I’ve got to admit—and I think I’ve mentioned this before—that I wouldn’t have guessed that I would find good use for a Gwyneth Paltrow cookbook. I seem to remember her being some kind of vegan, raw-food diet adherent, and that’s just no fun. And though I don’t have hate her as some seem to, I’m also not a huge fan, nor a subscriber to Goop, her “weekly lifestyle journal”, which does sound a bit much, to me.
So it’s thanks to Anna and Kristina on the sorely missed (at least by me) Shopping Bags that I acquired My father’s daughter: Delicious, easy recipes celebrating family togetherness. After a good test, A & K rated her book a Buy. This Christmas, I got it as a present. I have now owned it long enough to have tried a number of the recipes.
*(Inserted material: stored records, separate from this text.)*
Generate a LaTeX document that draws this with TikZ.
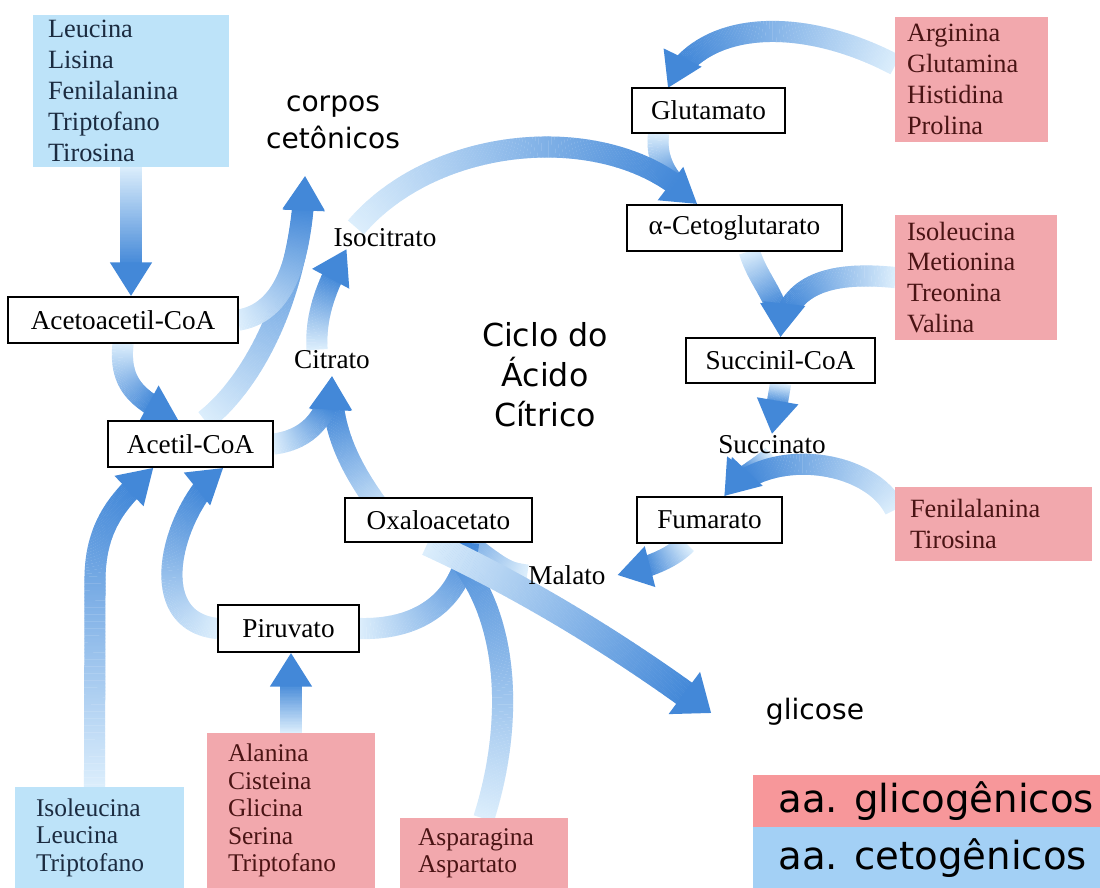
\documentclass[tikz,border=0pt]{standalone}
\usepackage{fontspec}
\setmainfont{Liberation Serif}
\newfontfamily\handfont{DejaVu Sans}
\usetikzlibrary{decorations.markings}

\pgfdeclarelayer{bg}
\pgfsetlayers{bg,main}

\definecolor{flowdark}{HTML}{4388D8}
\definecolor{flowlight}{HTML}{DCEEFC}
\definecolor{ketofill}{HTML}{BDE3F9}
\definecolor{ketotext}{HTML}{1B2B40}
\definecolor{glucofill}{HTML}{F2A8AD}
\definecolor{glucotext}{HTML}{4A1414}
\definecolor{legred}{HTML}{F7979A}
\definecolor{legblue}{HTML}{A3D0F5}

% setas largas com degrade (claro -> escuro)
\tikzset{
  flow/.style={
    decoration={markings,
      mark=between positions 0 and -17pt step 0.8pt with {%
        \pgfmathsetmacro\flowmix{min(100,max(0,100*(\pgfkeysvalueof{/pgf/decoration/mark info/distance from start}/(\pgfdecoratedpathlength-17))))}%
        \fill[flowdark!\flowmix!flowlight] (-0.5pt,-#1pt) rectangle (0.5pt,#1pt);},
      mark=at position -1pt with {%
        \fill[flowdark] (1pt,0pt) -- (-18pt,2*#1pt) -- (-18pt,-2*#1pt) -- cycle;}},
    decorate},
  flow/.default=6,
  band/.style={
    decoration={markings,
      mark=between positions 0 and 1 step 0.8pt with {%
        \pgfmathsetmacro\flowmix{min(100,max(0,100*(\pgfkeysvalueof{/pgf/decoration/mark info/distance from start}/\pgfdecoratedpathlength)))}%
        \fill[flowdark!\flowmix!flowlight] (-0.5pt,-#1pt) rectangle (0.5pt,#1pt);}},
    decorate},
  band/.default=6,
}

\begin{document}
\begin{tikzpicture}[x=0.02cm,y=-0.02cm,
  metab/.style={draw=black,line width=1.3pt,fill=white,inner sep=0pt,
    minimum height=0.92cm,font=\fontsize{15.5}{18}\selectfont},
  inter/.style={inner sep=1pt,font=\fontsize{15.5}{18}\selectfont},
  keto/.style={fill=ketofill,text=ketotext,align=left,inner ysep=0pt,
    font=\fontsize{15}{17.6}\selectfont},
  gluco/.style={fill=glucofill,text=glucotext,align=left,inner ysep=0pt,
    font=\fontsize{15}{17.6}\selectfont},
  low/.style={font=\fontsize{14.5}{15.6}\selectfont},
  hand/.style={align=center,font=\handfont\fontsize{16}{21}\selectfont},
  legtext/.style={inner sep=0pt,anchor=west,font=\handfont\fontsize{22}{26}\selectfont}]

  \useasboundingbox (0,0) rectangle (1100,888);

  % aminoacidos cetogenicos
  \node[keto,minimum width=3.92cm,minimum height=3.04cm,text width=3.32cm,inner xsep=0.3cm]
    (ketotop) at (131,91) {Leucina\\Lisina\\Fenilalanina\\Triptofano\\Tirosina};
  \node[keto,low,minimum width=3.38cm,minimum height=2.02cm,text width=2.54cm,inner xsep=0.42cm]
    (ketolow) at (99.5,837.5) {Isoleucina\\Leucina\\Triptofano};

  % aminoacidos glicogenicos
  \node[gluco,minimum width=3.06cm,minimum height=2.5cm,text width=2.58cm,inner xsep=0.24cm]
    (glucoarg) at (971.5,79.5) {Arginina\\Glutamina\\Histidina\\Prolina};
  \node[gluco,minimum width=3.24cm,minimum height=2.5cm,text width=2.76cm,inner xsep=0.24cm]
    (glucoile) at (976,277.5) {Isoleucina\\Metionina\\Treonina\\Valina};
  \node[gluco,minimum width=3.94cm,minimum height=1.48cm,text width=3.34cm,inner xsep=0.3cm]
    (glucofen) at (993.5,524) {Fenilalanina\\Tirosina};
  \node[gluco,low,minimum width=3.36cm,minimum height=3.1cm,text width=2.52cm,inner xsep=0.42cm]
    (glucoala) at (291,810.5) {Alanina\\Cisteina\\Glicina\\Serina\\Triptofano};
  \node[gluco,low,minimum width=3.36cm,minimum height=1.4cm,text width=2.64cm,inner xsep=0.36cm]
    (glucoasp) at (484,853) {Asparagina\\Aspartato};

  % intermediarios
  \node[metab,minimum width=4.6cm] (acac) at (123,320) {Acetoacetil-CoA};
  \node[metab,minimum width=3.3cm] (acetil) at (190.5,444) {Acetil-CoA};
  \node[metab,minimum width=2.82cm,minimum height=0.94cm] (piru) at (288.5,628.5) {Piruvato};
  \node[metab,minimum width=3.74cm,minimum height=0.88cm] (oxa) at (438.5,520) {Oxaloacetato};
  \node[metab,minimum width=2.9cm] (fum) at (709.5,520) {Fumarato};
  \node[metab,minimum width=3.78cm,minimum height=0.9cm] (succ) at (780.5,360.5) {Succinil-CoA};
  \node[metab,minimum width=4.3cm] (akg) at (734.5,228) {α-Cetoglutarato};
  \node[metab,minimum width=3.06cm,minimum height=0.9cm] (glu) at (708.5,110.5) {Glutamato};

  \node[inter] (isocit) at (385,238) {Isocitrato};
  \node[inter] (cit) at (332,360) {Citrato};
  \node[inter] (sucn) at (772,445) {Succinato};
  \node[inter] (mal) at (567,575) {Malato};

  % textos
  \node[hand] (ceto) at (333,122) {corpos\\cetônicos};
  \node[hand,font=\handfont\fontsize{18}{22.7}\selectfont] (ciclo) at (545,375) {Ciclo do\\Ácido\\Cítrico};
  \node[hand] (glc) at (815,712) {glicose};
  \coordinate (cetotip) at (305,177);

  % legenda
  \node[fill=legred,inner sep=0pt,minimum width=6.94cm,minimum height=1.04cm,anchor=north west]
    (legglico) at (753,775) {};
  \node[fill=legblue,inner sep=0pt,minimum width=6.94cm,minimum height=1.22cm,anchor=north west]
    (legceto) at (753,827) {};
  \node[legtext] (legglicotxt) at ([xshift=0.5cm]legglico.west) {aa. glicogênicos};
  \node[legtext] (legcetotxt) at ([xshift=0.5cm]legceto.west) {aa. cetogênicos};

  \begin{pgfonlayer}{bg}
    % faixas claras
    \path[band] (mal.west) .. controls (505,572) .. (oxa.center);
    \path[flow] ([xshift=-1cm]glu.south) .. controls (655,165) and (672,185) .. ([xshift=-0.75cm]akg.north);
    \path[flow] ([xshift=0.3cm]akg.south) .. controls (760,285) and (782,300) .. (succ.north);
    \path[flow] (sucn.south) .. controls (760,468) and (735,480) .. ([xshift=0.3cm]fum.north);
    \path[flow] ([xshift=0.3cm]acetil.north) .. controls (250,385) and (300,300) .. (cetotip);

    % ciclo
    \path[flow] ([xshift=-1cm]oxa.center) .. controls (350,470) and (330,430) .. ([yshift=-0.1cm]cit.south);
    \path[flow] ([xshift=-0.3cm]cit.north) .. controls (315,310) and (330,280) .. ([xshift=0.3cm]isocit.south west);
    \path[flow] ([xshift=0.5cm]isocit.north west) .. controls (440,130) and (620,120) .. ([xshift=-0.75cm]akg.north);
    \path[flow] (succ.south) -- (sucn.north);
    \path[flow] ([xshift=1cm]fum.south west) .. controls (670,560) and (645,568) .. ([xshift=0.2cm]mal.east);

    % entradas
    \path[flow] (ketotop.south) -- (ketotop.south |- acac.north);
    \path[flow] (acac.east) .. controls (285,312) and (302,260) .. (cetotip);
    \path[flow] (acac.south) .. controls (118,390) and (145,402) .. ([xshift=-0.25cm]acetil.north);
    \path[flow] (acetil.east) .. controls (305,440) and (330,420) .. ([yshift=-0.1cm]cit.south);
    \path[flow] ([xshift=-0.1cm]ketolow.north) -- (95,580) .. controls (95,520) and (125,495) .. ([xshift=-0.75cm]acetil.south);
    \path[flow] (piru.west) .. controls (140,620) and (175,505) .. ([xshift=0.65cm]acetil.south);
    \path[flow] (glucoala.north) -- (glucoala.north |- piru.south);
    \path[band] (piru.east) .. controls (420,630) and (462,600) .. ([xshift=0.6cm]oxa.south);
    \path[band] (glucoasp.north) .. controls (515,720) and (512,600) .. ([yshift=0.1cm]oxa.south);
    \path[flow=7.5] ([xshift=-0.2cm]oxa.south) .. controls (520,585) and (620,645) .. ([xshift=-1cm]glc.west);
    \path[flow] ([yshift=0.3cm]glucoarg.west) .. controls (800,15) and (700,20) .. ([xshift=-0.8cm]glu.north);
    \path[flow] (glucoile.west) .. controls (820,270) and (785,290) .. (succ.north);
    \path[flow] ([yshift=0.3cm]glucofen.west) .. controls (870,460) and (770,445) .. ([xshift=0.3cm]fum.north);
  \end{pgfonlayer}

\end{tikzpicture}
\end{document}
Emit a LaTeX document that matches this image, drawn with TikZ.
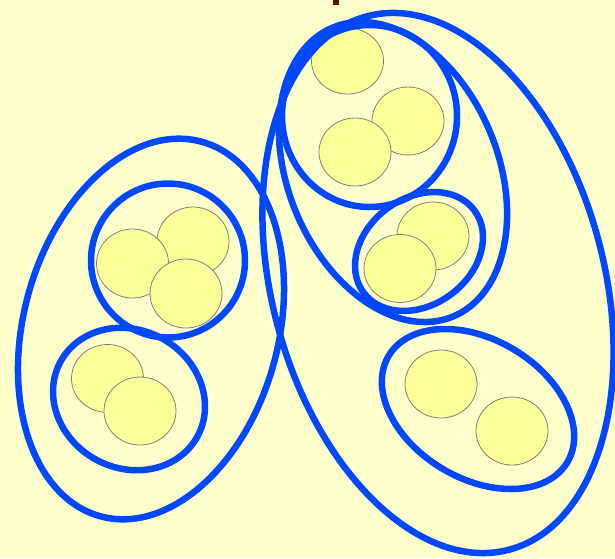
\documentclass[tikz,border=0pt]{standalone}
\usetikzlibrary{shapes.geometric}
\definecolor{bg}{RGB}{255,255,204}
\definecolor{ballfill}{RGB}{255,255,153}
\definecolor{ballline}{RGB}{128,128,128}
\definecolor{ringblue}{RGB}{0,72,255}
\definecolor{darkbrown}{RGB}{90,22,0}
\tikzset{
  ball/.style={ellipse, draw=ballline, line width=0.8pt, fill=ballfill,
    inner sep=0pt, minimum width=72pt, minimum height=68pt},
  ring/.style={ellipse, draw=ringblue, line width=6.5pt, inner sep=0pt}
}
\begin{document}
\begin{tikzpicture}[x=1pt,y=-1pt]
\useasboundingbox (0,0) rectangle (615,558);
\fill[bg] (0,0) rectangle (615,558);
\fill[darkbrown] (332.5,0) rectangle (338.5,5.3);
% balls
\node[ball, minimum height=69pt] (c2) at (193,241.5) {};
\node[ball, minimum height=69pt] (c1) at (132.5,263.5) {};
\node[ball, minimum height=69pt] (c3) at (186,293.5) {};
\node[ball] (c4) at (107.5,378.5) {};
\node[ball] (c5) at (140,411) {};
\node[ball, minimum height=66pt] (c6) at (347.5,61) {};
\node[ball] (c7) at (408,121) {};
\node[ball] (c8) at (355,152) {};
\node[ball] (c9) at (433,236) {};
\node[ball] (c10) at (400,268.5) {};
\node[ball] (c12) at (441,384) {};
\node[ball] (c13) at (512,431) {};
% rings
\node[ring, minimum width=255pt, minimum height=388pt, rotate=-15] (g1) at (151,329) {};
\node[ring, minimum width=154pt, minimum height=154pt] (g2) at (168,260.5) {};
\node[ring, minimum width=156pt, minimum height=138pt, rotate=-29] (g3) at (129,399) {};
\node[ring, minimum width=332pt, minimum height=552pt, rotate=15] (g4) at (438,283) {};
\node[ring, minimum width=210pt, minimum height=313pt, rotate=22.6] (g5) at (393,172) {};
\node[ring, minimum width=175pt, minimum height=182pt] (g6) at (369.5,116) {};
\node[ring, minimum width=138pt, minimum height=107pt, rotate=36.4] (g7) at (419,251.5) {};
\node[ring, minimum width=208pt, minimum height=139pt, rotate=-30.8] (g8) at (478,409) {};
\end{tikzpicture}
\end{document}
And I have to say, they’ve pretty much all been winners. Anna and Kristina did warn me away from some, like the laborious duck ragout that was perhaps not worth the effort. But the hot salad nicoise, and the fish tacos, and chopped salad, and the spaghetti limone parmeggiano, have all been delicious. And easy.
Currently, the smell of her Fudgy chocolate brownies (“as healthy as brownies can get, with no flavor sacrifice”) is wafting deliciously through the house. If they taste as they smell, that will be another success.
There is an emphasis on more healthy cooking, which I prefer anyway, but it’s not extreme. Some vegan recipes are included, but also plenty with dairy, meat, and fish. She does suggest some unusual ingredients, like vegenaise, brown rice syrup, and spelt flour, but I have managed to find most everything at my regular grocery. I’m not completely convinced the stuff is so much healthier than regular ingredients (and she does provide a table of “normal” stuff you can substitute), but it’s good. Vegenaise, if anything, is better than mayonnaise. Brown rice syrup has a very pleasant sweet flavor.
(The one item she calls for a lot that I can’t seem to get my hands on is oil-packed anchovies, but I’ve using olive oil packed tuna instead for that, with a bit of added salt, and that’s turned out fine.)
Another nice detail is that each recipe has a clear and reasonably accurate indication of how long each recipe will take, broken down into active and total time. And I admit I find the whole “family” context of the book nice, even though I most often cook for two.